Portland exhibit shows pieces of PI history

6 years ago

PRESQUE ISLE, Maine — Recently, Edwin Parkhurst’s (1893-1963) large wooden chest measuring 32” deep x 54” wide x 26” high, which served essentially as his “mobile office” in a corner of his potato house, was donated to Presque Isle Historical Society, and is part of a Portland exhibit on food.  

According to Katie Clark, communications manager for Maine Historical Society, “Food is the universal building block of life.  The food we eat shapes our lives, our memories, and our identities.  This new exhibition opens during Portland’s Restaurant Week and explores Maine’s unique relationship with food.  Using historical and contemporary stories of individual people and communities Maine Eats tells the Maine food story.”  

On March 2, Maine Historical Society in Portland unveiled a new exhibition entitled Maine Eats:  The Food Revolution Starts Here.”  The exhibition will show Maine’s history of food and Mainers love for it from lobsters to whoopee pies and everything in between.  Visitors will learn things such as how Amato’s was started to how the red snapper hot dog came to be.  

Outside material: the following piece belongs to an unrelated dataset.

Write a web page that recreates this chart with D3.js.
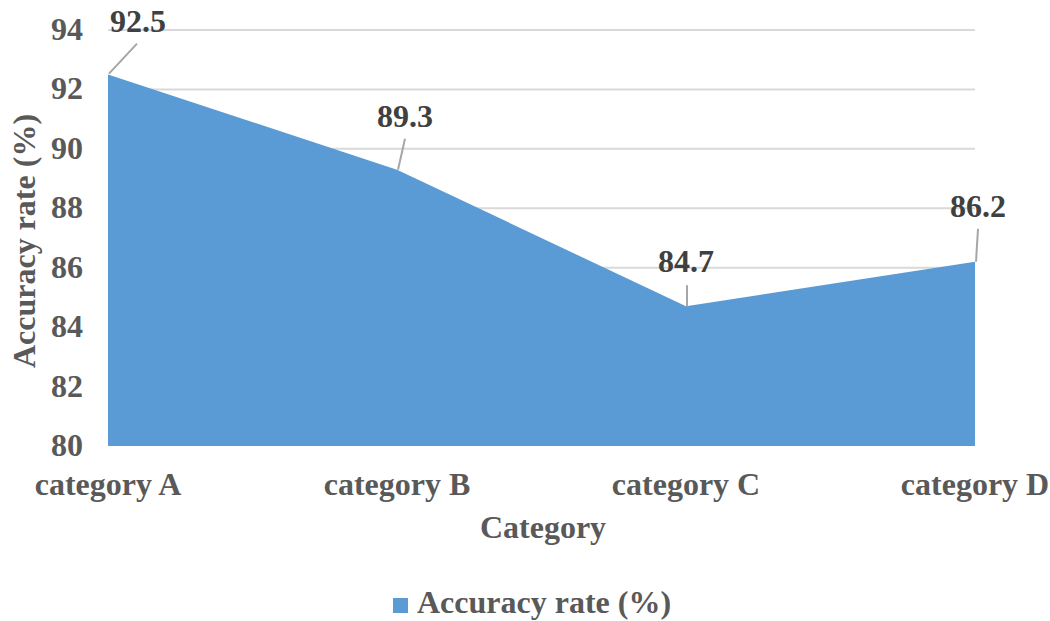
<!DOCTYPE html>
<html>
<head>
<meta charset="utf-8">
<script src="https://cdn.jsdelivr.net/npm/d3@7"></script>
<style>
  html, body { margin: 0; padding: 0; background: #fff; }
  svg { display: block; }
</style>
</head>
<body>
<svg id="chart" width="1050" height="621"></svg>
<script>
// Chart data
const categories = ["category A", "category B", "category C", "category D"];
const accuracy = [92.5, 89.3, 84.7, 86.2];
const yTicks = [80, 82, 84, 86, 88, 90, 92, 94];
const seriesName = "Accuracy rate (%)";
const xTitle = "Category";
const yTitle = "Accuracy rate (%)";

// Leader-line / label offsets for each data label, relative to its point
const labelOffsets = [
  { lx1: 1, ly1: -1, lx2: 29, ly2: -31, tx: 30, ty: -43 },
  { lx1: 1, ly1: 0, lx2: 8, ly2: -31, tx: 8, ty: -43 },
  { lx1: 1, ly1: 0, lx2: 1, ly2: -21, tx: 0, ty: -34 },
  { lx1: 1, ly1: 0, lx2: 3, ly2: -33, tx: 3, ty: -45 }
];

const FONT = "'Liberation Serif', 'Times New Roman', serif";
const FS = 32;

const svg = d3.select("#chart")
  .attr("font-family", FONT)
  .attr("font-weight", "bold");
const plot = { left: 108, right: 975, top: 30, bottom: 446 };

const x = d3.scalePoint().domain(categories).range([plot.left, plot.right]);
const y = d3.scaleLinear().domain([80, 94]).range([plot.bottom, plot.top]);

// Horizontal gridlines
svg.append("g").selectAll("line")
  .data(yTicks.filter(t => t > 80))
  .join("line")
  .attr("x1", plot.left).attr("x2", plot.right)
  .attr("y1", d => y(d)).attr("y2", d => y(d))
  .attr("stroke", "#d9d9d9").attr("stroke-width", 2);

// Area series
const data = categories.map((c, i) => ({ c, v: accuracy[i] }));
const area = d3.area()
  .x(d => x(d.c))
  .y0(y(80))
  .y1(d => y(d.v));
svg.append("path")
  .datum(data)
  .attr("d", area)
  .attr("fill", "#5b9bd5");

// Y tick labels
svg.append("g").selectAll("text")
  .data(yTicks)
  .join("text")
  .attr("x", 83)
  .attr("y", d => y(d) + 10)
  .attr("text-anchor", "end")
  .attr("font-size", FS)
  .attr("fill", "#595959")
  .text(d => d);

// X tick labels
svg.append("g").selectAll("text")
  .data(categories)
  .join("text")
  .attr("x", d => x(d))
  .attr("y", 495)
  .attr("text-anchor", "middle")
  .attr("font-size", FS)
  .attr("fill", "#595959")
  .text(d => d);

// Axis titles
svg.append("text")
  .attr("x", 543).attr("y", 538)
  .attr("text-anchor", "middle")
  .attr("font-size", FS)
  .attr("fill", "#595959")
  .text(xTitle);

svg.append("text")
  .attr("transform", "translate(35,241) rotate(-90)")
  .attr("text-anchor", "middle")
  .attr("font-size", FS)
  .attr("fill", "#595959")
  .text(yTitle);

// Data labels with leader lines
const lab = svg.append("g");
data.forEach((d, i) => {
  const px = x(d.c), py = y(d.v), o = labelOffsets[i];
  lab.append("line")
    .attr("x1", px + o.lx1).attr("y1", py + o.ly1)
    .attr("x2", px + o.lx2).attr("y2", py + o.ly2)
    .attr("stroke", "#a6a6a6").attr("stroke-width", 2);
  lab.append("text")
    .attr("x", px + o.tx).attr("y", py + o.ty)
    .attr("text-anchor", "middle")
    .attr("font-size", FS)
    .attr("fill", "#404040")
    .text(d.v.toFixed(1));
});

// Legend
const leg = svg.append("g");
leg.append("rect")
  .attr("x", 393).attr("y", 598).attr("width", 15).attr("height", 15)
  .attr("fill", "#5b9bd5");
leg.append("text")
  .attr("x", 417).attr("y", 613)
  .attr("font-size", FS)
  .attr("fill", "#595959")
  .text(seriesName);
</script>
</body>
</html>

The discussion on what Maine eats wouldn’t be complete without the Aroostook County staple of potatoes.  Included in this exhibit are some of the artifacts contained in Edwin Parkhurst’s wooden chest, as well as a photo of the chest (the actual chest was deemed too large and too heavy to exhibit).  In addition, Presque Isle Historical Society member Kim Smith was quoted on her childhood memories of hot potato donuts and is pictured as she recently made a batch to enjoy for breakfast.  

Items in the chest varied from a check imprinter and tags imprinted with the name Elisha Parkhurst and the type of potato to metal shears, wooden pulleys, and wrenches.  

Elisha Parkhurst was born in Dresden, Maine and came to this area as an itinerant merchant.  In 1858, he bought a 320 acre farm in Maysville (which was annexed by Presque Isle in 1883).  In addition to farming, he sold farm machinery and operated a starch factory along the Canadian & Pacific Railroad line on what is now known as Parkhurst Siding Road.  His farm was situated on a road originally known as Parkhurst Road and now called the Brewer Road.  

The US Department of Agriculture credits Parkhurst with having invented an important piece of equipment — the potato sprayer.  He served on the Board of Agriculture and the local and state Grange, was a Maine legislator, a Mason, and an organizer and deacon of the Presque Isle Congregational Church.